For this example, I will use my Monday morning disagreement with the scale. Sunday was just a little bit too much fun this week and I helped myself to an extra slice of pizza and a couple of desserts on Sunday night as well. So it was no surprise that there was a revolt staring back at me when I looked down at the scale on Monday. Immediately, my mind goes negative and starts berating the choices I made just hours earlier. It says things like you don’t follow thru on eating well, you couldn’t, you should have, you’re a loser.

Well, at that moment I have to take action. I could throw in the towel, head for Denny’s and order a double Grand Slam breakfast with an extra Cinnabon and just resign myself to being a failure or I can simply eat
a healthy breakfast and get right back on track. You see, I am where I am because of what I have done and I’ll be where I’m going because of what I do next.

As we travel on the road of recovery, we make a decision to start building healthier habits. One step at a time, one day at a time, one meeting at a time. I have the same choice in recovery. When those negative feelings hit and I’m in financial fear or a relationship is ending I can revert back to unhealthy habits to cope with and avoid those feelings. It could be to harm myself by drinking or using or even just isolating and binge-watching Netflix or scrolling social media at home alone. Avoid those behaviors and the negative consequences that follow.

Instead, commit to healthy habits to deal with those feelings.

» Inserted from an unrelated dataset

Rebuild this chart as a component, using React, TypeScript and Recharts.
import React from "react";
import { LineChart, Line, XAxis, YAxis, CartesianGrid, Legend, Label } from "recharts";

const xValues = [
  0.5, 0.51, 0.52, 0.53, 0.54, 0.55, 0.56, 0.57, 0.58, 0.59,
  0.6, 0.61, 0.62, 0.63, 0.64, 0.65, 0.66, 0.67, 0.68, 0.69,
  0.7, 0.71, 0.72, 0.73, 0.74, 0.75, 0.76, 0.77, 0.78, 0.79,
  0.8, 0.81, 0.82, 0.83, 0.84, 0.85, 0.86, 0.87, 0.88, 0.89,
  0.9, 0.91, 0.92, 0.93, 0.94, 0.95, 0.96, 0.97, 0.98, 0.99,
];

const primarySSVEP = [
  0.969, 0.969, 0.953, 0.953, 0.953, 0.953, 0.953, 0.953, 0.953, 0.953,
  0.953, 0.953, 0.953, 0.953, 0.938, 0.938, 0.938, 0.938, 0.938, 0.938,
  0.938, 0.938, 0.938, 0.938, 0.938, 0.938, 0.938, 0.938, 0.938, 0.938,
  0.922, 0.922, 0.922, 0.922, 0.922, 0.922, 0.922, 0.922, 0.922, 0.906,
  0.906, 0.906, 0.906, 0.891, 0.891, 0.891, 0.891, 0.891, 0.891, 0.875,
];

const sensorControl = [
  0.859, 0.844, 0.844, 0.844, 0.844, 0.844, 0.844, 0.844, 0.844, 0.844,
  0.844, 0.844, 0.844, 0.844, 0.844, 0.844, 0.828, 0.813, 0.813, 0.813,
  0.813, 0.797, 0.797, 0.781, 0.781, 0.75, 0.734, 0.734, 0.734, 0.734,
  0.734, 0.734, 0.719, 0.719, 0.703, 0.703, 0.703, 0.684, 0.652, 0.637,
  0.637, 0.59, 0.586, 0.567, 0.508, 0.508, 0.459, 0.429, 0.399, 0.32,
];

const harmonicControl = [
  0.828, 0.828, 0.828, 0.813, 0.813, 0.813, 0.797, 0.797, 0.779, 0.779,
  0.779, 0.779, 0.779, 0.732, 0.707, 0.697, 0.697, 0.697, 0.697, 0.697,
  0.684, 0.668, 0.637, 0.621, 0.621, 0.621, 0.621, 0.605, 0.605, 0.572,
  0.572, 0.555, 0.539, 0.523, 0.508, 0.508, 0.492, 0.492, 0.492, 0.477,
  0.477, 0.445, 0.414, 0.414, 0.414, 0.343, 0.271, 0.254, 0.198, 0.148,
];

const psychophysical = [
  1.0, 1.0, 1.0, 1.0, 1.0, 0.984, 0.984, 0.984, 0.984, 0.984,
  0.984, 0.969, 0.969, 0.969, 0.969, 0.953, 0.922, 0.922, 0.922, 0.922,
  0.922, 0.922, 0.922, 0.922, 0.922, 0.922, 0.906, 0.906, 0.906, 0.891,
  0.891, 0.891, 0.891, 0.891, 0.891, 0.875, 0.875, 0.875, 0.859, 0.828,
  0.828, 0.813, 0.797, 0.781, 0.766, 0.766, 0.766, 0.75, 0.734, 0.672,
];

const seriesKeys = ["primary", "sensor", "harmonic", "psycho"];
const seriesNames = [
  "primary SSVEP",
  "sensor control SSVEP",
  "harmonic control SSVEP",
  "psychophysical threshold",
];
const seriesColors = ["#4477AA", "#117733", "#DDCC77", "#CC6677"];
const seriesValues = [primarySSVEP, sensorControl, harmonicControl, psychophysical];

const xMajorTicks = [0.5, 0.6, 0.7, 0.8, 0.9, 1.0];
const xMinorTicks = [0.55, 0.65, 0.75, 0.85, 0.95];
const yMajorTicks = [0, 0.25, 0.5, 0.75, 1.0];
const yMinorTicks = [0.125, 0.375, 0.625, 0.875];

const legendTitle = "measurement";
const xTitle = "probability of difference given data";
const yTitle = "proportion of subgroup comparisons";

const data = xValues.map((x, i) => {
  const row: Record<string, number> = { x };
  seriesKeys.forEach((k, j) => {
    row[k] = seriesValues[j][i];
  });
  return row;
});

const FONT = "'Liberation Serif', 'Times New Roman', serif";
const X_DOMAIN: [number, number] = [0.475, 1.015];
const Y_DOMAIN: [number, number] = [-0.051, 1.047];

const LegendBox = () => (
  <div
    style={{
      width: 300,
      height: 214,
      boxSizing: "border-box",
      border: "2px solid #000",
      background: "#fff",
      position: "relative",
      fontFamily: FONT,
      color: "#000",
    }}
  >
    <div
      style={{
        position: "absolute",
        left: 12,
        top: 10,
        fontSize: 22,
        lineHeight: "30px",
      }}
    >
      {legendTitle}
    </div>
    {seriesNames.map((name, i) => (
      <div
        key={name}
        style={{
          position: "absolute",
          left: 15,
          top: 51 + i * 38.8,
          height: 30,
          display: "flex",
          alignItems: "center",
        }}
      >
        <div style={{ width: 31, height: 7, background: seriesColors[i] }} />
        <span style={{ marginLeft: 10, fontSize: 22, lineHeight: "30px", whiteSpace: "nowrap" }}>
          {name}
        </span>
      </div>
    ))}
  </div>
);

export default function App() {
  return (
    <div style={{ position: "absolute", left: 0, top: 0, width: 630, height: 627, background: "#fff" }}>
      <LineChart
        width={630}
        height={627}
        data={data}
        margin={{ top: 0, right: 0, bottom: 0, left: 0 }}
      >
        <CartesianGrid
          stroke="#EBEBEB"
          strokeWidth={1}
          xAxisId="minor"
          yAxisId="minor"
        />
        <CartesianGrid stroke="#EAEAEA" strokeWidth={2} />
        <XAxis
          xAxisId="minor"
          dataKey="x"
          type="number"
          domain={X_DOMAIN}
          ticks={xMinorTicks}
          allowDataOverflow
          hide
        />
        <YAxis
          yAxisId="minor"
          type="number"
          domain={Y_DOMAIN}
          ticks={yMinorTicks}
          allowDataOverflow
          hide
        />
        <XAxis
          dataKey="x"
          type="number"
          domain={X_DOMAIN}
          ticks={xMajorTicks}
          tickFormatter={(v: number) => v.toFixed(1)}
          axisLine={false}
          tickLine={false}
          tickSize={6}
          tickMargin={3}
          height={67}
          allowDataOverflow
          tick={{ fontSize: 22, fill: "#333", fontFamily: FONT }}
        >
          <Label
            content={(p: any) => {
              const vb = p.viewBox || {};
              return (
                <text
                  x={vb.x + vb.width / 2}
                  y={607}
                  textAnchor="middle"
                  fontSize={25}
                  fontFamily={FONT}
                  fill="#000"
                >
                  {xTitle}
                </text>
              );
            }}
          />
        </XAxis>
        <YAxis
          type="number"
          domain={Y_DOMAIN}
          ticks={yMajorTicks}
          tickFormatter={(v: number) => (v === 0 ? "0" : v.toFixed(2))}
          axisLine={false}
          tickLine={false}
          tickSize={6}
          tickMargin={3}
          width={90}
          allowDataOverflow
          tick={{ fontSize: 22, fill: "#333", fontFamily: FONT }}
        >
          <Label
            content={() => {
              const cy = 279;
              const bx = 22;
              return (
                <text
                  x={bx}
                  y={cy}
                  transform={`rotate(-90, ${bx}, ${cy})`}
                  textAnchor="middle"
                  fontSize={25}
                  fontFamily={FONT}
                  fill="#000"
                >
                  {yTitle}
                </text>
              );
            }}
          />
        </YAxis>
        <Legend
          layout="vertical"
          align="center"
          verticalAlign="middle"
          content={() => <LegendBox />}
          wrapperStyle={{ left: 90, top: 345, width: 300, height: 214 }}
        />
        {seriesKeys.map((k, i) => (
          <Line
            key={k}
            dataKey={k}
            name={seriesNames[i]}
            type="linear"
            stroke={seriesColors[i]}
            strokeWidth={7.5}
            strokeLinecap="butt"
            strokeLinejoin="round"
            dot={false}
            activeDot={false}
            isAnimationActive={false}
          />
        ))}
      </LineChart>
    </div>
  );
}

Make a call to a sponsor, get to a meeting, call a newcomer or do any other number of things that are consistent with the healthy goals I have for my sobriety and my life. The result is I am learning to feel better by doing better. It’s a habit that will last and build me up instead of tearing me down. So we take that first step and we go for a jog or go to the gym or go for a walk…and we feel better when we do. Then tomorrow we do the same thing and now we feel
even better because we just did it two days in a row. Our sobriety started that way, so why can’t all our healthy actions?

We decided, oftentimes with someone’s help, to get sober. So we stopped drinking or using and we went to a meeting. When we felt like drinking we called our sponsor or went to a meeting, but we made it through another day…and we felt better about ourselves.

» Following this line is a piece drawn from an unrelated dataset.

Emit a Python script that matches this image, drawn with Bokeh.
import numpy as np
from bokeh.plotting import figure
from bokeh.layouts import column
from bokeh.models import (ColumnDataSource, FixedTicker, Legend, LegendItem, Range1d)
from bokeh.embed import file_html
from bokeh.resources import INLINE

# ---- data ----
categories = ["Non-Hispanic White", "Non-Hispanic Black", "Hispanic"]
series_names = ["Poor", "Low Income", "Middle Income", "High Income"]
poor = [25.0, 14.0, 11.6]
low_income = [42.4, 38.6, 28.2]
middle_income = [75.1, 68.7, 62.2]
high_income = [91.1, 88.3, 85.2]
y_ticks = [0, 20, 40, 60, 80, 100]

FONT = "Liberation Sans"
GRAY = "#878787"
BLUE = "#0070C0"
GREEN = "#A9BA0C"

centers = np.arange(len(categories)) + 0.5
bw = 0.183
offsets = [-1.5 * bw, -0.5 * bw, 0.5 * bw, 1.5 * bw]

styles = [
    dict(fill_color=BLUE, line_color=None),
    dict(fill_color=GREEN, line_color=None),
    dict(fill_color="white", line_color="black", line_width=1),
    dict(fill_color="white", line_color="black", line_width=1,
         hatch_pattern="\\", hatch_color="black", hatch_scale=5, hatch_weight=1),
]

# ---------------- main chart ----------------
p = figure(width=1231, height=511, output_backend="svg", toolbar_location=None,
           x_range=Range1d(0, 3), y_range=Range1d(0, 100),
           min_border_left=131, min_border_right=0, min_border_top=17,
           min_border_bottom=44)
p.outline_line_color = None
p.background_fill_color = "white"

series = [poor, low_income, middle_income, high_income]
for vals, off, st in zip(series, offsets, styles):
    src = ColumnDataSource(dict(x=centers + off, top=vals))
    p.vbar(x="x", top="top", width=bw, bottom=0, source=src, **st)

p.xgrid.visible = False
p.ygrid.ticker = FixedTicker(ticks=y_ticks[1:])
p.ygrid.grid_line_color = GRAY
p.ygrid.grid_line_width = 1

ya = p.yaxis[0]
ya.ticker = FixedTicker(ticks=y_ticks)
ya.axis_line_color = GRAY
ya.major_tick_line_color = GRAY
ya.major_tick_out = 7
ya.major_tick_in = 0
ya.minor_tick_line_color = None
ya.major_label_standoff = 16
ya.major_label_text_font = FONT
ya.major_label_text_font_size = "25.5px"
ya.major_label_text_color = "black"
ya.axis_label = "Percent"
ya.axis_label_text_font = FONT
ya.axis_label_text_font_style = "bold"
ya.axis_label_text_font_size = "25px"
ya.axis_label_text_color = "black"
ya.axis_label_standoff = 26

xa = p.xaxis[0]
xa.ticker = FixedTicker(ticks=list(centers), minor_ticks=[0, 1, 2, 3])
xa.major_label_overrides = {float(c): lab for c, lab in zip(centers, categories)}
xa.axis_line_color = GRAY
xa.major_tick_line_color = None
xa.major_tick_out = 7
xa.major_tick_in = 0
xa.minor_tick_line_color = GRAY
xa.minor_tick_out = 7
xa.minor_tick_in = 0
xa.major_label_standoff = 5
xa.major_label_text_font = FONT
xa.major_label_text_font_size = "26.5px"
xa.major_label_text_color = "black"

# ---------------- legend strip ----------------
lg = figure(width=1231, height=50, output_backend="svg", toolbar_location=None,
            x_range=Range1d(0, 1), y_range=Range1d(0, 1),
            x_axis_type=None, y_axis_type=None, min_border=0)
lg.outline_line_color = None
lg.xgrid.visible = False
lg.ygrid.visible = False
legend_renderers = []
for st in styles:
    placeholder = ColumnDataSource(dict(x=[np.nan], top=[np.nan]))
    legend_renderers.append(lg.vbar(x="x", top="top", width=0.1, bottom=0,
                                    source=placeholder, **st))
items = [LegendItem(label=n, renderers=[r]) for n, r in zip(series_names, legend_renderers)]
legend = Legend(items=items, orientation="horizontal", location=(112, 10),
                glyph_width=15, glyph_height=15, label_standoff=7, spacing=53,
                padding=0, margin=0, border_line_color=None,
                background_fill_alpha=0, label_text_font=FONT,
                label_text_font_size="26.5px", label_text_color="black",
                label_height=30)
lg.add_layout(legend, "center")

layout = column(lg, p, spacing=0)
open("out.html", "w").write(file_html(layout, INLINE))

So let’s build more action blocks into our lives. More exercise, more studying, praying, volunteering, writing, working-it’s all good. It doesn’t have to be for hours and hours, but you can start with small increments of time, based on your schedule and needs. The goal is to be consistent, and as you build these healthier habits into your daily schedule to deal with those uncomfortable feelings, you will create a positive momentum that will carry you to your goal of living a healthier life.